Given information>
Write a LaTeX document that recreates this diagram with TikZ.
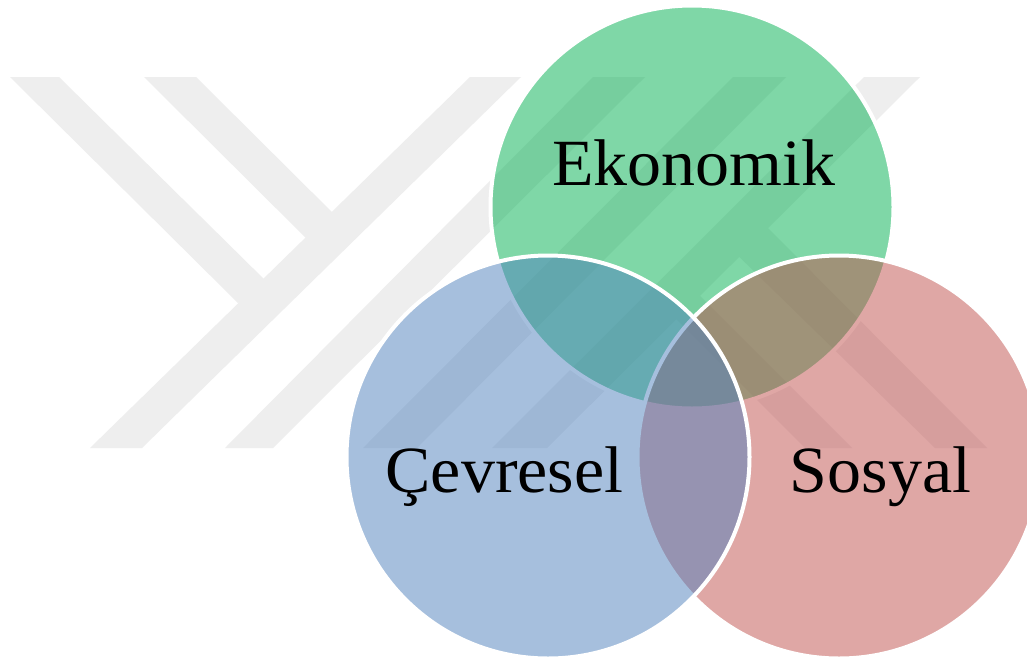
\documentclass[tikz,border=0pt]{standalone}
\usepackage{fontspec}
\setmainfont[FakeStretch=1.03]{Liberation Serif}
\definecolor{wmgray}{RGB}{238,238,238}
\definecolor{ecoGreen}{RGB}{0,176,80}
\definecolor{socRed}{RGB}{192,80,77}
\definecolor{envBlue}{RGB}{79,129,189}
\tikzset{
  band/.style={fill=wmgray, draw=none},
  venn/.style={circle, minimum size=403pt, inner sep=0pt, outer sep=0pt,
               draw=white, line width=4pt, fill opacity=0.5, draw opacity=1},
  lbl/.style={font=\fontsize{66}{72}\selectfont, text=black, inner sep=0pt, anchor=base}
}
\begin{document}
\begin{tikzpicture}[x=1pt,y=-1pt]
\useasboundingbox (0,0) rectangle (1027,659);
\clip (0,0) rectangle (1027,659);
\fill[white] (0,0) rectangle (1027,659);

% background emblem: four rising diagonals with short arms
\fill[band] (90,448) -- (142,448) -- (521,77) -- (470,77) -- cycle;
\fill[band] (225,448) -- (273,448) -- (645,77) -- (593,77) -- cycle;
\fill[band] (363,448) -- (417,448) -- (786,77) -- (733,77) -- cycle;
\fill[band] (492,448) -- (547,448) -- (920,77) -- (864,77) -- cycle;
% arms joining the outer diagonals
\fill[band] (10,77) -- (59,77) -- (270,285) -- (238,303) -- cycle;
\fill[band] (144,77) -- (196,77) -- (350,230) -- (320,252) -- cycle;
\fill[band] (805,448) -- (852,448) -- (682,278) -- (665,308) -- cycle;
\fill[band] (935,448) -- (987,448) -- (753,213) -- (725,243) -- cycle;

% the three overlapping sets
\node[venn, fill=ecoGreen] (eco) at (692,207) {};
\node[venn, fill=socRed]   (soc) at (839,457) {};
\node[venn, fill=envBlue]  (env) at (548,457) {};

% set labels
\node[lbl] (ecoText) at (694,185.5) {Ekonomik};
\node[lbl] (envText) at (504.5,492) {Çevresel};
\node[lbl] (socText) at (880.5,492) {Sosyal};
\end{tikzpicture}
\end{document}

Goal>
Copy every line that includes the string "with" from the material above.

Exercise solution>
Write a LaTeX document that recreates this diagram with TikZ.
% background emblem: four rising diagonals with short arms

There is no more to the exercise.